The bodies of two off-duty police are found inside snowmen at a children's competition, and then another snow-covered corpse is found by a country lake by rookie elected sheriff Iris Rikker, a former English teacher. Soon Detectives Gino and Magozzi are heading north in the midst of the worst blizzard seen in Minneapolis for years to join the two investigations. But some things should remain buried. And as the cases unravel, it seems the snowmen weren't alone in hiding dark secrets. The old barn next to Sheriff Rikker's isolated farmhouse also appears to have some strange connection to the killings... Extremely well-constructed thriller with some interesting characters, not least Rikker.
Faithful Place, by Tana French [audiobook]. Read by Gerry O'Brien.

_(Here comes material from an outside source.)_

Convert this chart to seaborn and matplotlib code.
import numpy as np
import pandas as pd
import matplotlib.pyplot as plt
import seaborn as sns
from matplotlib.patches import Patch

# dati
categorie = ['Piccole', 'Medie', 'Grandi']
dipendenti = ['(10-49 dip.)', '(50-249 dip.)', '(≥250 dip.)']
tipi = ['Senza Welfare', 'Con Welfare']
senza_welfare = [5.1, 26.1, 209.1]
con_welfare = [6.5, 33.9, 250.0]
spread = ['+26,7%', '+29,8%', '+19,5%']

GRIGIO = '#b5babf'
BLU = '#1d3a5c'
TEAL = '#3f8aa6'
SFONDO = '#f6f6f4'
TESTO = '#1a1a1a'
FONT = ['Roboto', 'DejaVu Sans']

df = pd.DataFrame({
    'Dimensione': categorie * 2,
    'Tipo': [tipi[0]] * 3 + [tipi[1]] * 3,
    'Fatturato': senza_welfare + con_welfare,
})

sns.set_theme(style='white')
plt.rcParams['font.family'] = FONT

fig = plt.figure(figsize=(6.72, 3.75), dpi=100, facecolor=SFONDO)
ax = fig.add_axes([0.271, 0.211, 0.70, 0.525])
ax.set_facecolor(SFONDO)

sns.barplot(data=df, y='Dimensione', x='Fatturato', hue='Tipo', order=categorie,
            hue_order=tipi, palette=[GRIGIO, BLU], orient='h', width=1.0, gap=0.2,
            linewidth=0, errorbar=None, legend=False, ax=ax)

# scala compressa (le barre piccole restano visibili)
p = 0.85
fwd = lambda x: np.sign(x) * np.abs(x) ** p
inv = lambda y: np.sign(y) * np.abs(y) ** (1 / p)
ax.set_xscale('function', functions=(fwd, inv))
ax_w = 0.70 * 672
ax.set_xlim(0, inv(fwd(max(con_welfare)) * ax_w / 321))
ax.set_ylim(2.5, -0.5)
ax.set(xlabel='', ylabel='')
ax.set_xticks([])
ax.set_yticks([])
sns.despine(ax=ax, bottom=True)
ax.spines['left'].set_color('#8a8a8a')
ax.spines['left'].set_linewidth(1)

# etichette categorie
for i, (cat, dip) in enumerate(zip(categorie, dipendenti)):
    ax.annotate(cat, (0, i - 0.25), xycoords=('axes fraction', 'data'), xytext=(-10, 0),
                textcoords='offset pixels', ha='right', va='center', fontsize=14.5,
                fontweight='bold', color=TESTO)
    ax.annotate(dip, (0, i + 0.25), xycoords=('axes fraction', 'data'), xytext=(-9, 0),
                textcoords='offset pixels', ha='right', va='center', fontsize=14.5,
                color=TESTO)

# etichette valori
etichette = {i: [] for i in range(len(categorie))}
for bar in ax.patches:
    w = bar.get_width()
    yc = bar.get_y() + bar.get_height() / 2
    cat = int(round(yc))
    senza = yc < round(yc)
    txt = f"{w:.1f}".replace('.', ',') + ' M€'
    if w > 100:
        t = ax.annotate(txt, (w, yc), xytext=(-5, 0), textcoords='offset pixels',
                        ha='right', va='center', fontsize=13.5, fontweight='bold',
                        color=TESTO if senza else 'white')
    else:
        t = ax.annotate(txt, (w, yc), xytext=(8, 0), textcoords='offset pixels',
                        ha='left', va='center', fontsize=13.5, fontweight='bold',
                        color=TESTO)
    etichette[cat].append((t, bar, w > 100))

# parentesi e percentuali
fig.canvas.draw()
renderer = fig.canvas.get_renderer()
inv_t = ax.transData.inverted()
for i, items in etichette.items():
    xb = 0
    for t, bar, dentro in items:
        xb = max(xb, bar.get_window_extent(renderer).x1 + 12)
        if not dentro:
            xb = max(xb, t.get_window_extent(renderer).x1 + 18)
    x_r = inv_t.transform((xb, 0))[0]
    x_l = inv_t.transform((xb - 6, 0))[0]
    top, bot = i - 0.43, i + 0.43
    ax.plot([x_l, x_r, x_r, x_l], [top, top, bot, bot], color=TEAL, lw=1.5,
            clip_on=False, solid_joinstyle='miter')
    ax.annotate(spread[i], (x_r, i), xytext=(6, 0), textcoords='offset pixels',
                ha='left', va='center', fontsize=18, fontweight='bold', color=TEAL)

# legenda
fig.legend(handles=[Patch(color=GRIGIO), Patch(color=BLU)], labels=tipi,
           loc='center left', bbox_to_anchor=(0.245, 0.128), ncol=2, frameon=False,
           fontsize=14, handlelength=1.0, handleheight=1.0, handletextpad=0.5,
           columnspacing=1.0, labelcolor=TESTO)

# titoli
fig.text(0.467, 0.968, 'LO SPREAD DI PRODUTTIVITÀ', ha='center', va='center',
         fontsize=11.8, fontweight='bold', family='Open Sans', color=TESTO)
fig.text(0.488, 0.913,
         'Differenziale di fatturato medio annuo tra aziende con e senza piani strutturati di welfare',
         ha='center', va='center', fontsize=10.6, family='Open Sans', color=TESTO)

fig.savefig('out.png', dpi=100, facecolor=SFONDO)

Oxford: Isis, 2010.
The course of Frank Mackey's life is set by one defining moment when he was 19. The moment his girlfriend, Rosie Daly, failed to turn up for their rendezvous in Faithful Place, failed to run away with him to London as they had planned. Frank never heard from, or of, her again. Twenty years on, Frank is still in Dublin, working as an undercover cop. He's cut all ties with his dysfunctional family. Until his sister calls to say that Rosie's suitcase has been found...
Lovely reading.
Innocent, by Scott Turow [audiobook]. Read by Edward Herrmann (and ??). Oxford: Isis, 2011.

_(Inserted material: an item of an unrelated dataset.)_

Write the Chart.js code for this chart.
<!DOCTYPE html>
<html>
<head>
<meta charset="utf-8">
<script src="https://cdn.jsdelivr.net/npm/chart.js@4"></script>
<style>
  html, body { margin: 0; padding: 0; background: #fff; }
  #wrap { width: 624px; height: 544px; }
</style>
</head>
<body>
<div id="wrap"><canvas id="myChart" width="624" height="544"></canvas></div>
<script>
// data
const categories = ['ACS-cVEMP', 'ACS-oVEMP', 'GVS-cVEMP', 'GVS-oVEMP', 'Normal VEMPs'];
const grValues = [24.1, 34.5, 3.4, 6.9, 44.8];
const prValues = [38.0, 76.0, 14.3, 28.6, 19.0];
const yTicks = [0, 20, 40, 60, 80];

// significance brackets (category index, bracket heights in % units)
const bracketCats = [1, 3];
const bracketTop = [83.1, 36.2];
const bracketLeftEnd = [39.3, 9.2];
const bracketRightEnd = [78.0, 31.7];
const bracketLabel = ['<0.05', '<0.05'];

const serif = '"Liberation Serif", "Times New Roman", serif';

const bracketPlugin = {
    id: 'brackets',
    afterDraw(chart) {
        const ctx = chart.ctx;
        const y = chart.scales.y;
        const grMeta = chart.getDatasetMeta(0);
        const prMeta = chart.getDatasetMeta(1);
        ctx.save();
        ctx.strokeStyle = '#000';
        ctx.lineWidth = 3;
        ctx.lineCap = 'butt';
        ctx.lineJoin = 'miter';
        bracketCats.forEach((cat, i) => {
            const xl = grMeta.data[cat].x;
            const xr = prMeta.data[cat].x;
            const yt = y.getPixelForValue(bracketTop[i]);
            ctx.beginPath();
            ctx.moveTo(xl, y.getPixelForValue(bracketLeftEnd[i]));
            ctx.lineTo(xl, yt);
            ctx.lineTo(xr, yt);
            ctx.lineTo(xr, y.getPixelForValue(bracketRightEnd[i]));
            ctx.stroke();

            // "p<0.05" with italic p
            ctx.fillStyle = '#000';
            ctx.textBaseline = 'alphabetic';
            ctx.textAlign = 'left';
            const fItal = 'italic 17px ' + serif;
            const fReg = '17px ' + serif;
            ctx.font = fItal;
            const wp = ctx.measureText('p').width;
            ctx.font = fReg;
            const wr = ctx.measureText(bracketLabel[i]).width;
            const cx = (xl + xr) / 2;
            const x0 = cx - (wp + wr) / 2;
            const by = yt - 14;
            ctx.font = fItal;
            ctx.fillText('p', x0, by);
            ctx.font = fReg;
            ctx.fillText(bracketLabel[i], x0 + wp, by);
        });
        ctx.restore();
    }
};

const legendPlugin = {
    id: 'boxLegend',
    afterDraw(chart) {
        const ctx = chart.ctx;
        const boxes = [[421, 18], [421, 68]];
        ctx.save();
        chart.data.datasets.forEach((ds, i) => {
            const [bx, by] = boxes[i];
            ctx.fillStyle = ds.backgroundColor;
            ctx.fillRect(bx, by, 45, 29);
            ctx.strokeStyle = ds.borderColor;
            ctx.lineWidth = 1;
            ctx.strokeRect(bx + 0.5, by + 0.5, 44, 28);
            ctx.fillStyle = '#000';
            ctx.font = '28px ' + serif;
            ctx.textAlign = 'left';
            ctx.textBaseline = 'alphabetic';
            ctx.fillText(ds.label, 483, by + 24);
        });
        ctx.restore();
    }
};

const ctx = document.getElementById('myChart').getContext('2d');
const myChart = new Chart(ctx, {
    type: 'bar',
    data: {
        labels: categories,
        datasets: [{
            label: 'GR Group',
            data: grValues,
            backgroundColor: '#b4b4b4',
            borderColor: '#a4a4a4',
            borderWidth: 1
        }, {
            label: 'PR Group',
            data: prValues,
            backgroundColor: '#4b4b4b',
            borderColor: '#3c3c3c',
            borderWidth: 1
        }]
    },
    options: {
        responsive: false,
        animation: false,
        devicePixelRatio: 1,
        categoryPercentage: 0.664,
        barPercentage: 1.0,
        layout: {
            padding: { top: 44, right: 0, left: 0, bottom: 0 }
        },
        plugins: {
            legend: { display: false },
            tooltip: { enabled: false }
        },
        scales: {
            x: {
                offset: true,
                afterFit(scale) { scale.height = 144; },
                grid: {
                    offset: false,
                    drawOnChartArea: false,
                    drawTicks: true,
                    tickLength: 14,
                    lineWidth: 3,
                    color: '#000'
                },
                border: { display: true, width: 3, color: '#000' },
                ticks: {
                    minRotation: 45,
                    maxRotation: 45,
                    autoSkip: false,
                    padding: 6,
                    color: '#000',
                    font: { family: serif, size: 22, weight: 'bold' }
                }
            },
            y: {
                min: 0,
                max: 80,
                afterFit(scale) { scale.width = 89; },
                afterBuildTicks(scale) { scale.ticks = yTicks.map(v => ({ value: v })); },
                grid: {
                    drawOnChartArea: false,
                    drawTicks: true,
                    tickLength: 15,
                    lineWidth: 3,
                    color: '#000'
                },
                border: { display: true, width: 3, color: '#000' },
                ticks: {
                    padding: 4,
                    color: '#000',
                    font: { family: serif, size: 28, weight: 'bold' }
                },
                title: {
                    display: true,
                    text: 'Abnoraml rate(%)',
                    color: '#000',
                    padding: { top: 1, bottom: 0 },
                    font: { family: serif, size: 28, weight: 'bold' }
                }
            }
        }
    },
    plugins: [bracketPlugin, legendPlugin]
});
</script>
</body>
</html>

A return to a cast of characters last seen in Turow's Presumed innocent in 1987. Once again, Rusty Sabich is prosecuted by Tommy Molto for murder, this time of his wife; and this time Sabich has even more to lose having been elected to the state Supreme Court, and with the desire to cover up an affair with a former colleague. His son Nat, a child at the time of the previous novel, is now a junior lawyer and also keen to investigate the case. Another extremely good tense courtroom drama by a master of the art. The reading is very good - Herrmann sounds just enough like Harrison Ford for the image of Sabich in the film version to stand, and the (completely uncredited) female reader is also extremely competent.
Last rituals, by Yrsa Sigurdardottir. London: Hodder and Stoughton, 2008.
This was one I picked up at a book sale at work, with a slightly back-handed recommendation from one of the library directors who had donated it. It's certainly atmospheric - Icelandic landscapes and a plot involving both folklore and witchcraft - and occasionally unpleasant. Definitely worth reading although the final dénouement isn't as surprising as you might wish.
The rapture, by Liz Jensen. London: Bloomsbury, 2009
This is a very strange, and extremely good, apocalyptic near-future story which combines detective, speculative and science fiction. A very disturbed and violent teenager in a mental health facility tells her art therapist about visions she has about an environmental catastrophe. As the art therapist investigates whether any of the facts Bethany gives are scientifically possible, she draws a physicist friend into the intrigue, and puts her career and his in danger. If John Wyndham were writing now, he might aspire to this.
2 comments:
A great bunch of books! Holds now placed on some at the library.
Thank you for your book recommendations-we seem to have the same taste in books!